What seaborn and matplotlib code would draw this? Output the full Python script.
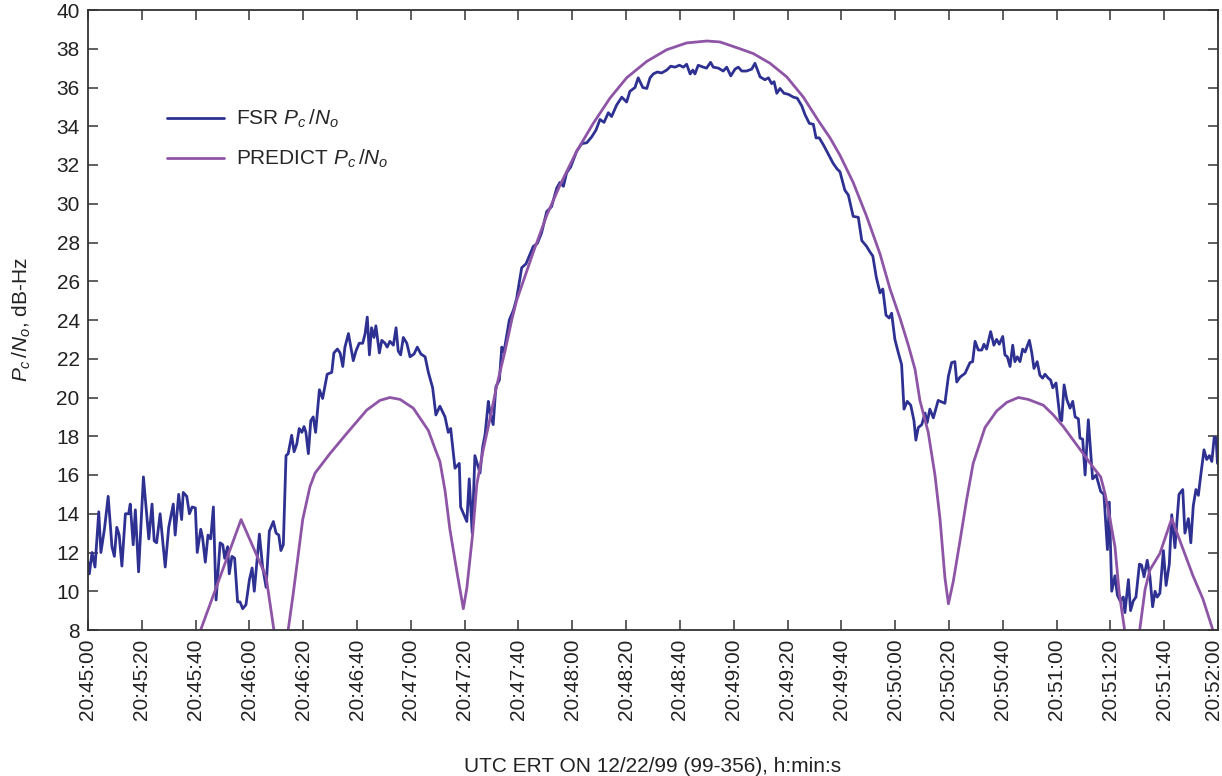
import matplotlib
matplotlib.use("Agg")
import matplotlib.pyplot as plt
import matplotlib.transforms as mtransforms
import seaborn as sns

# ---- data (seconds after 20:45:00, dB-Hz) ----
fsr_t = [0.0, 0.5, 1.5, 2.6, 4.0, 4.8, 6.1, 7.5, 8.9, 9.8, 10.7, 11.6, 12.6, 13.9, 15.1, 15.7,
         16.8, 17.6, 18.8, 20.6, 22.6, 23.8, 24.6, 25.5, 26.8, 28.7, 30.0, 31.7, 32.4, 33.7,
         34.8, 35.4, 36.7, 37.7, 38.7, 39.9, 40.6, 41.9, 42.6, 43.6, 44.6, 45.6, 46.6, 47.6,
         49.1, 50.1, 50.8, 51.9, 52.5, 53.5, 54.5, 55.6, 56.5, 57.5, 58.7, 60.0, 61.0, 61.8,
         63.7, 64.9, 66.2, 67.4, 68.9, 69.9, 70.9, 71.7, 72.6, 73.6, 74.4, 75.7, 76.6, 77.6,
         78.5, 79.5, 80.3, 81.0, 81.9, 82.8, 83.7, 84.6, 86.0, 87.2, 88.9, 90.6, 91.4, 92.7,
         93.7, 94.7, 95.5, 96.8, 98.6, 99.6, 100.8, 102.1, 103.0, 103.8, 104.6, 105.4, 106.3,
         107.0, 108.3, 109.2, 110.4, 111.2, 112.2, 113.5, 114.5, 115.3, 116.2, 117.2, 118.5,
         119.7, 121.2, 122.4, 123.7, 125.3, 126.5, 128.1, 129.3, 130.8, 132.7, 133.9, 134.8,
         136.4, 138.0, 138.5, 140.8, 141.7, 142.8, 143.8, 145.7, 146.7, 147.6, 148.8, 149.4,
         150.6, 151.6, 152.9, 153.8, 154.6, 156.6, 158.1, 159.3, 161.2, 162.8, 165.5, 167.0,
         168.6, 170.5, 172.3, 174.2, 175.4, 176.7, 177.9, 179.4, 181.6, 183.5, 185.4, 187.2,
         188.8, 190.3, 191.8, 193.4, 194.6, 196.5, 198.4, 200.2, 201.4, 203.3, 204.5, 206.2,
         207.7, 208.9, 210.1, 211.6, 213.2, 215.1, 216.6, 218.2, 219.8, 221.3, 222.5, 223.8,
         224.8, 225.6, 226.8, 228.7, 229.9, 231.4, 232.4, 234.3, 236.1, 237.4, 238.9, 240.5,
         241.7, 243.0, 244.8, 246.7, 247.9, 249.8, 251.6, 252.9, 254.1, 255.0, 256.0, 257.2,
         258.7, 260.3, 262.2, 263.6, 265.3, 266.5, 268.1, 269.6, 270.6, 271.8, 273.5, 275.0,
         276.9, 278.4, 279.5, 281.3, 282.6, 284.4, 286.3, 287.6, 289.4, 290.7, 291.7, 293.0,
         294.4, 295.4, 296.6, 297.8, 298.7, 299.9, 301.2, 302.4, 303.3, 304.5, 305.8, 307.0,
         307.7, 308.6, 309.9, 311.1, 311.9, 312.9, 314.2, 316.0, 318.5, 319.8, 321.0, 322.2,
         322.9, 324.1, 326.0, 327.8, 328.8, 329.7, 330.9, 332.2, 333.0, 334.0, 335.5, 336.7,
         337.7, 338.7, 340.0, 340.8, 341.7, 342.7, 343.7, 344.5, 345.4, 346.4, 347.4, 348.3,
         349.9, 350.8, 351.6, 352.8, 353.8, 354.8, 355.7, 356.9, 357.8, 358.6, 359.8, 361.3,
         361.9, 362.8, 363.8, 365.0, 366.0, 366.9, 368.1, 368.7, 369.7, 370.6, 371.8, 373.4,
         374.7, 375.5, 376.4, 377.6, 378.9, 379.6, 380.5, 381.7, 382.6, 383.6, 384.8, 385.4,
         386.7, 387.5, 388.5, 389.5, 390.8, 391.6, 392.5, 393.7, 394.7, 395.7, 396.6, 397.4,
         398.4, 399.7, 400.7, 401.9, 402.8, 404.0, 405.5, 406.9, 407.7, 409.0, 409.9, 410.8,
         411.8, 412.7, 413.6, 414.8, 415.8, 416.8, 417.7, 418.6, 419.3, 419.8]
fsr_v = [11.5, 10.9, 12.0, 11.25, 14.1, 12.0, 13.2, 14.9, 12.3, 11.8, 13.3, 12.9, 11.3, 14.0, 14.0, 14.5,
         12.4, 14.2, 11.0, 15.9, 12.7, 14.5, 12.6, 12.5, 14.0, 11.25, 13.3, 14.5, 12.9, 15.0,
         13.7, 15.1, 14.9, 14.0, 14.35, 14.3, 12.0, 13.2, 12.75, 11.5, 12.9, 12.7, 14.35, 9.55,
         12.5, 12.4, 11.7, 12.3, 10.9, 11.8, 11.7, 9.45, 9.45, 9.1, 9.3, 10.6, 11.2, 10.0,
         12.95, 11.25, 10.2, 13.1, 13.6, 13.0, 12.9, 12.1, 12.4, 17.0, 17.1, 18.05, 17.2, 17.6,
         18.4, 18.2, 18.5, 18.2, 17.1, 18.8, 19.0, 18.2, 20.4, 19.95, 21.2, 21.3, 22.3, 22.5,
         22.3, 21.6, 22.6, 23.3, 21.9, 22.4, 22.8, 22.8, 23.3, 24.15, 22.2, 23.6, 23.1,
         23.7, 22.3, 22.95, 22.8, 22.6, 22.9, 22.7, 23.6, 22.4, 22.2, 23.1, 22.8,
         22.1, 22.25, 22.6, 22.25, 22.1, 21.3, 20.5, 19.1, 19.55, 19.0, 18.2, 18.4,
         16.35, 16.6, 14.35, 13.6, 15.8, 13.0, 17.0, 16.1, 17.45, 18.1, 19.8, 19.25,
         18.6, 20.55, 20.9, 22.6, 22.35, 24.0, 24.5, 25.1, 26.7, 26.9, 27.8, 27.95,
         28.5, 29.6, 29.85, 30.8, 31.1, 30.9, 31.6, 31.9, 32.7, 33.1, 33.15, 33.45,
         33.8, 34.35, 34.2, 34.7, 34.5, 35.1, 35.5, 35.25, 35.8, 36.0, 36.5, 36.0,
         35.95, 36.5, 36.7, 36.8, 36.75, 36.9, 37.1, 37.05, 37.15, 37.05, 37.2, 36.7,
         36.9, 36.7, 37.15, 37.05, 37.0, 37.3, 37.05, 37.0, 36.85, 37.05, 36.6, 36.95,
         37.05, 36.85, 36.85, 36.95, 37.25, 36.55, 36.4, 36.5, 36.2, 36.3, 35.7, 35.95,
         35.7, 35.65, 35.5, 35.45, 35.05, 34.6, 34.15, 34.1, 33.4, 33.4, 33.0, 32.6,
         32.1, 31.8, 31.65, 30.7, 30.45, 29.35, 29.3, 28.1, 27.8, 27.5, 27.3, 26.2,
         25.4, 25.6, 24.25, 24.1, 24.35, 23.0, 22.3, 21.7, 19.4, 19.8, 19.6, 18.8,
         17.8, 18.45, 18.6, 19.2, 18.7, 19.4, 18.95, 19.85, 19.7, 21.1, 21.8, 21.85,
         20.8, 21.05, 21.25, 21.8, 21.85, 22.9, 22.45, 22.45, 22.75, 22.5, 23.4, 22.7,
         23.0, 22.75, 23.15, 22.2, 22.1, 21.6, 22.7, 21.85, 22.1, 21.85, 22.5, 22.35,
         22.95, 22.3, 21.5, 21.85, 21.15, 21.0, 21.2, 21.0, 20.9, 20.5, 20.75, 18.9,
         18.8, 20.65, 19.9, 19.45, 19.8, 19.0, 18.9, 17.9, 17.85, 16.0, 18.85, 15.8,
         16.0, 15.6, 15.15, 15.0, 12.15, 14.6, 10.0, 10.8, 9.8, 9.5, 9.7, 8.9,
         10.6, 9.0, 9.5, 9.7, 11.4, 11.35, 10.75, 11.6, 10.75, 9.2, 10.0, 9.7,
         9.9, 12.1, 10.3, 11.4, 13.95, 12.25, 15.0, 15.25, 13.0, 13.75, 12.5, 14.4,
         15.25, 14.95, 16.0, 17.3, 16.8, 17.0, 16.7, 17.95, 17.9, 16.6]

pred_t = [39.8, 41.6, 56.9, 66.2, 69.2, 71.7, 74.4, 76.3, 78.2, 79.8, 82.5, 84.4, 89.9, 96.2,
          103.6, 108.5, 112.2, 116.0, 120.9, 126.5, 129.0, 130.8, 132.7, 134.5, 137.0, 139.5,
          140.8, 143.0, 144.5, 146.9, 149.4, 151.9, 155.0, 157.5, 159.3, 165.5, 170.5, 175.4,
          181.6, 187.8, 194.0, 200.2, 207.7, 215.1, 222.5, 230.0, 234.9, 242.3, 247.3, 253.5,
          259.7, 265.9, 271.4, 275.8, 279.5, 284.4, 289.4, 294.4, 298.1, 301.8, 304.9, 307.4, 309.2,
          312.3, 314.8, 316.7, 318.5, 319.8, 321.6, 324.1, 326.6, 329.0, 333.4, 337.7, 341.5,
          345.8, 349.5, 355.1, 358.8, 362.5, 366.2, 369.9, 373.6, 376.4, 378.0, 379.9, 381.7,
          383.3, 385.4, 388.0, 390.8, 392.9, 394.7, 398.4, 402.8, 406.4, 410.7, 414.4, 418.1, 420.0]
pred_v = [7.2, 7.9, 13.7, 10.75, 7.9, 6.0, 8.0, 9.9, 11.95, 13.7, 15.4, 16.1, 17.1, 18.15,
          19.35, 19.85, 20.0, 19.9, 19.45, 18.3, 17.35, 16.7, 15.2, 13.2, 11.1, 9.1,
          10.15, 13.0, 15.5, 17.3, 18.9, 20.6, 22.4, 24.0, 25.0, 27.5, 29.4, 30.95,
          32.7, 34.15, 35.45, 36.5, 37.35, 37.95, 38.3, 38.4, 38.35, 38.0, 37.75, 37.25,
          36.55, 35.5, 34.3, 33.4, 32.5, 31.1, 29.35, 27.4, 25.6, 24.1, 22.7, 21.45, 19.85,
          18.2, 16.0, 13.7, 10.7, 9.35, 10.5, 12.6, 14.75, 16.6, 18.45, 19.3, 19.75,
          20.0, 19.9, 19.6, 19.1, 18.5, 17.8, 17.1, 16.4, 15.9, 15.05, 13.7, 12.3,
          9.9, 7.9, 6.0, 7.9, 10.1, 11.1, 11.95, 13.75, 12.4, 10.8, 9.6, 8.0, 7.2]

x_ticks = list(range(0, 421, 20))
x_tick_labels = ["20:45:00", "20:45:20", "20:45:40", "20:46:00", "20:46:20", "20:46:40",
                 "20:47:00", "20:47:20", "20:47:40", "20:48:00", "20:48:20", "20:48:40",
                 "20:49:00", "20:49:20", "20:49:40", "20:50:00", "20:50:20", "20:50:40",
                 "20:51:00", "20:51:20", "20:51:40", "20:52:00"]
y_ticks = list(range(8, 41, 2))

series_names = ["FSR $P_c\\,/N_o$", "PREDICT $P_c\\,/N_o$"]
colors = ["#2e3192", "#8e55a7"]

# ---- style ----
sns.set_style("ticks")
plt.rcParams["font.family"] = ["Liberation Sans", "DejaVu Sans"]
plt.rcParams["mathtext.fontset"] = "custom"
plt.rcParams["mathtext.rm"] = "Liberation Sans"
plt.rcParams["mathtext.it"] = "Liberation Sans:italic"

FS = 15
fig = plt.figure(figsize=(12.22, 7.76), dpi=100)
ax = fig.add_axes([88 / 1222, 1 - 630 / 776, 1130 / 1222, 620 / 776])

sns.lineplot(x=fsr_t, y=fsr_v, ax=ax, color=colors[0], linewidth=2.0,
             estimator=None, label=series_names[0])
sns.lineplot(x=pred_t, y=pred_v, ax=ax, color=colors[1], linewidth=2.0,
             estimator=None, label=series_names[1])

ax.set_xlim(0, 420)
ax.set_ylim(8, 40)
ax.set_xticks(x_ticks)
ax.set_xticklabels(x_tick_labels, rotation=90)
ax.set_yticks(y_ticks)
ax.tick_params(axis="both", direction="in", length=7, width=1.2, color="#444444",
               labelsize=FS, labelcolor="#222222", top=True, right=True, pad=6)
for sp in ax.spines.values():
    sp.set_visible(True)
    sp.set_linewidth(1.3)
    sp.set_color("#333333")

# keep the last rotated tick label inside the canvas
last = ax.get_xticklabels()[-1]
last.set_transform(last.get_transform() + mtransforms.ScaledTranslation(-4 / 100, 0, fig.dpi_scale_trans))

ax.set_xlabel("UTC ERT ON 12/22/99 (99-356), h:min:s", fontsize=FS, color="#222222", labelpad=27)
ax.set_ylabel("$P_c\\,/N_o$, dB-Hz", fontsize=FS, color="#222222", labelpad=17)

leg = ax.legend(loc="upper left", bbox_to_anchor=(0.053, 0.872), frameon=False,
                fontsize=FS, handlelength=2.75, handletextpad=0.6, labelspacing=0.85)
for line in leg.get_lines():
    line.set_linewidth(2.0)

fig.savefig("out.png", dpi=100)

* [What you will do]: Go from the first line of the listing to the line holding "import seaborn as sns" and, please, transcribe those lines exactly, both included, with no pictures.

* [Output of the task]:
What seaborn and matplotlib code would draw this? Output the full Python script.
import matplotlib
matplotlib.use("Agg")
import matplotlib.pyplot as plt
import matplotlib.transforms as mtransforms
import seaborn as sns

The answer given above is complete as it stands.